= Source data =
----------

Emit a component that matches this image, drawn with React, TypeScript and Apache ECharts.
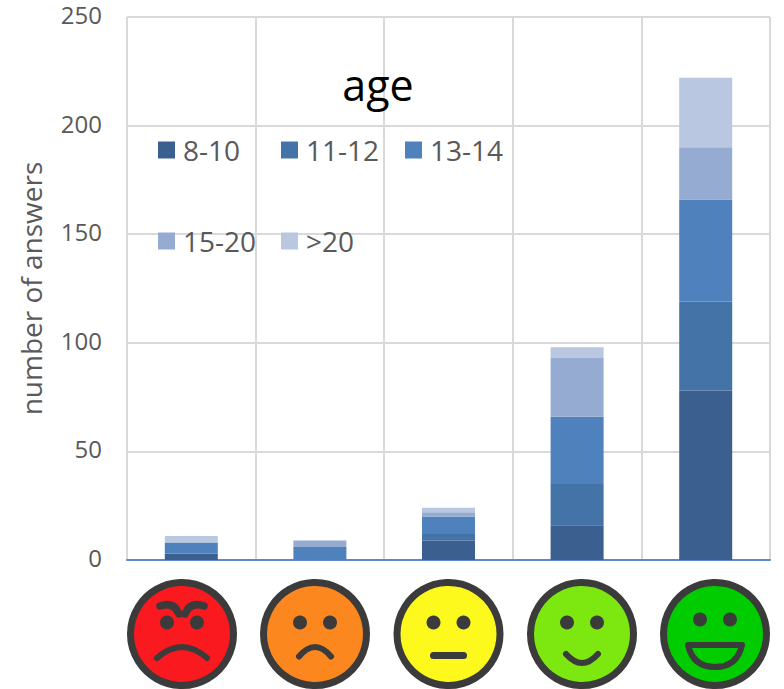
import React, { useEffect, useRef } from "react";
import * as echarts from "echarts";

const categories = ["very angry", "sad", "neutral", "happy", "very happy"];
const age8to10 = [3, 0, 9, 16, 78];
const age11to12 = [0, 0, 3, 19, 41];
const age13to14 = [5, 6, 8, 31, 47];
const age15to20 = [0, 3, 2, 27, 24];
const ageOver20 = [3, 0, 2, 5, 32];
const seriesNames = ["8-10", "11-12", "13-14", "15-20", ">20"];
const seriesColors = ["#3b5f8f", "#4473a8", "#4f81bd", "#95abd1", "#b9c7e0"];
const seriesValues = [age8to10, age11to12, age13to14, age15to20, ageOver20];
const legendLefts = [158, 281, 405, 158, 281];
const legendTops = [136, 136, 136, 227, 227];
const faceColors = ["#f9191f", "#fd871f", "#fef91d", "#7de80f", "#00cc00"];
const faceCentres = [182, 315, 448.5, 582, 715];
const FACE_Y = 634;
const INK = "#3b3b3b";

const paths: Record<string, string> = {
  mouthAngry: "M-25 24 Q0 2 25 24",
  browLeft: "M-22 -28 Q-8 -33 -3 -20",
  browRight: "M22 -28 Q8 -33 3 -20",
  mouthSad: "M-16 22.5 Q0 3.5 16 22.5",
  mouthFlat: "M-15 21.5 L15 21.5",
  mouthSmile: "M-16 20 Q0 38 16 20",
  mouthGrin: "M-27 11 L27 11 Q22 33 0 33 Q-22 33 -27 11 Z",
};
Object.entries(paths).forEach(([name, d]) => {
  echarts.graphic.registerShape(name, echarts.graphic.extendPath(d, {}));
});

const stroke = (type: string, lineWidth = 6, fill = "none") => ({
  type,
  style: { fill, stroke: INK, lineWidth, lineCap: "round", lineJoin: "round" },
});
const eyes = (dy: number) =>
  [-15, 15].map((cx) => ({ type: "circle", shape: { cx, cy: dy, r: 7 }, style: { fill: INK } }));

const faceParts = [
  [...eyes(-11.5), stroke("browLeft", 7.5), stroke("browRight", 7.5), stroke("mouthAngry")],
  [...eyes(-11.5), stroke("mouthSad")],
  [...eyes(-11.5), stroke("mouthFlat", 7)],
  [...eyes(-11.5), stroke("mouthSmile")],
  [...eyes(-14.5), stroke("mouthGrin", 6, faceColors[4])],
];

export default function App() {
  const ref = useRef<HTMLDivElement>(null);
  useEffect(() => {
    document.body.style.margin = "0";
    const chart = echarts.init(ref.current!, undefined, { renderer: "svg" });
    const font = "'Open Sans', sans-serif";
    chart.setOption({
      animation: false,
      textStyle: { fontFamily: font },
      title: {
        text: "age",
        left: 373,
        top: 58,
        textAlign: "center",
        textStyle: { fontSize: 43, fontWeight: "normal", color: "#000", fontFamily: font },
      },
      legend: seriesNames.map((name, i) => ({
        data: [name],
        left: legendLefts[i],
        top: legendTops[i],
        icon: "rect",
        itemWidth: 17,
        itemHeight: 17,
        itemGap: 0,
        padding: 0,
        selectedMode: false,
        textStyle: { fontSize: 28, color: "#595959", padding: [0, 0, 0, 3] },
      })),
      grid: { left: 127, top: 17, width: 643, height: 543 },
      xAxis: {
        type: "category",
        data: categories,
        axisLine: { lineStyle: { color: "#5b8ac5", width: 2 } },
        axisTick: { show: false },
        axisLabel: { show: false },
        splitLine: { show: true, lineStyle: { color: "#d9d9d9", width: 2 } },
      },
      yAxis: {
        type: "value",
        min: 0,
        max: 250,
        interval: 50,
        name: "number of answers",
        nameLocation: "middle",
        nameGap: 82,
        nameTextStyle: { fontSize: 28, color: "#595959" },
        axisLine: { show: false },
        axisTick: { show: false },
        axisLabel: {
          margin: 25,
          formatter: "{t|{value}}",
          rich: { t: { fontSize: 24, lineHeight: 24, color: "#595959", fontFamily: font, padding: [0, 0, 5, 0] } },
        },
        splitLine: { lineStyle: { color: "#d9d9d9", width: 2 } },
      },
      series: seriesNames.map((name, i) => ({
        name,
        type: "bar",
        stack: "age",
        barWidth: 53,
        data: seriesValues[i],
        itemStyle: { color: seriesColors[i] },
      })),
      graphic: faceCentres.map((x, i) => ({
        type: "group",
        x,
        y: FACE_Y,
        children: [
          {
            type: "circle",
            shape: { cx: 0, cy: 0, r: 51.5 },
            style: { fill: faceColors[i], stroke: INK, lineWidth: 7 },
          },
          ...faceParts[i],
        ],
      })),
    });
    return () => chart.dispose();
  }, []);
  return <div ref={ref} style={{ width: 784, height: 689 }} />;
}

----------

Set down the material exactly, every line of it, except for the pictures.

= Full output =
Emit a component that matches this image, drawn with React, TypeScript and Apache ECharts.
import React, { useEffect, useRef } from "react";
import * as echarts from "echarts";

const categories = ["very angry", "sad", "neutral", "happy", "very happy"];
const age8to10 = [3, 0, 9, 16, 78];
const age11to12 = [0, 0, 3, 19, 41];
const age13to14 = [5, 6, 8, 31, 47];
const age15to20 = [0, 3, 2, 27, 24];
const ageOver20 = [3, 0, 2, 5, 32];
const seriesNames = ["8-10", "11-12", "13-14", "15-20", ">20"];
const seriesColors = ["#3b5f8f", "#4473a8", "#4f81bd", "#95abd1", "#b9c7e0"];
const seriesValues = [age8to10, age11to12, age13to14, age15to20, ageOver20];
const legendLefts = [158, 281, 405, 158, 281];
const legendTops = [136, 136, 136, 227, 227];
const faceColors = ["#f9191f", "#fd871f", "#fef91d", "#7de80f", "#00cc00"];
const faceCentres = [182, 315, 448.5, 582, 715];
const FACE_Y = 634;
const INK = "#3b3b3b";

const paths: Record<string, string> = {
  mouthAngry: "M-25 24 Q0 2 25 24",
  browLeft: "M-22 -28 Q-8 -33 -3 -20",
  browRight: "M22 -28 Q8 -33 3 -20",
  mouthSad: "M-16 22.5 Q0 3.5 16 22.5",
  mouthFlat: "M-15 21.5 L15 21.5",
  mouthSmile: "M-16 20 Q0 38 16 20",
  mouthGrin: "M-27 11 L27 11 Q22 33 0 33 Q-22 33 -27 11 Z",
};
Object.entries(paths).forEach(([name, d]) => {
  echarts.graphic.registerShape(name, echarts.graphic.extendPath(d, {}));
});

const stroke = (type: string, lineWidth = 6, fill = "none") => ({
  type,
  style: { fill, stroke: INK, lineWidth, lineCap: "round", lineJoin: "round" },
});
const eyes = (dy: number) =>
  [-15, 15].map((cx) => ({ type: "circle", shape: { cx, cy: dy, r: 7 }, style: { fill: INK } }));

const faceParts = [
  [...eyes(-11.5), stroke("browLeft", 7.5), stroke("browRight", 7.5), stroke("mouthAngry")],
  [...eyes(-11.5), stroke("mouthSad")],
  [...eyes(-11.5), stroke("mouthFlat", 7)],
  [...eyes(-11.5), stroke("mouthSmile")],
  [...eyes(-14.5), stroke("mouthGrin", 6, faceColors[4])],
];

export default function App() {
  const ref = useRef<HTMLDivElement>(null);
  useEffect(() => {
    document.body.style.margin = "0";
    const chart = echarts.init(ref.current!, undefined, { renderer: "svg" });
    const font = "'Open Sans', sans-serif";
    chart.setOption({
      animation: false,
      textStyle: { fontFamily: font },
      title: {
        text: "age",
        left: 373,
        top: 58,
        textAlign: "center",
        textStyle: { fontSize: 43, fontWeight: "normal", color: "#000", fontFamily: font },
      },
      legend: seriesNames.map((name, i) => ({
        data: [name],
        left: legendLefts[i],
        top: legendTops[i],
        icon: "rect",
        itemWidth: 17,
        itemHeight: 17,
        itemGap: 0,
        padding: 0,
        selectedMode: false,
        textStyle: { fontSize: 28, color: "#595959", padding: [0, 0, 0, 3] },
      })),
      grid: { left: 127, top: 17, width: 643, height: 543 },
      xAxis: {
        type: "category",
        data: categories,
        axisLine: { lineStyle: { color: "#5b8ac5", width: 2 } },
        axisTick: { show: false },
        axisLabel: { show: false },
        splitLine: { show: true, lineStyle: { color: "#d9d9d9", width: 2 } },
      },
      yAxis: {
        type: "value",
        min: 0,
        max: 250,
        interval: 50,
        name: "number of answers",
        nameLocation: "middle",
        nameGap: 82,
        nameTextStyle: { fontSize: 28, color: "#595959" },
        axisLine: { show: false },
        axisTick: { show: false },
        axisLabel: {
          margin: 25,
          formatter: "{t|{value}}",
          rich: { t: { fontSize: 24, lineHeight: 24, color: "#595959", fontFamily: font, padding: [0, 0, 5, 0] } },
        },
        splitLine: { lineStyle: { color: "#d9d9d9", width: 2 } },
      },
      series: seriesNames.map((name, i) => ({
        name,
        type: "bar",
        stack: "age",
        barWidth: 53,
        data: seriesValues[i],
        itemStyle: { color: seriesColors[i] },
      })),
      graphic: faceCentres.map((x, i) => ({
        type: "group",
        x,
        y: FACE_Y,
        children: [
          {
            type: "circle",
            shape: { cx: 0, cy: 0, r: 51.5 },
            style: { fill: faceColors[i], stroke: INK, lineWidth: 7 },
          },
          ...faceParts[i],
        ],
      })),
    });
    return () => chart.dispose();
  }, []);
  return <div ref={ref} style={{ width: 784, height: 689 }} />;
}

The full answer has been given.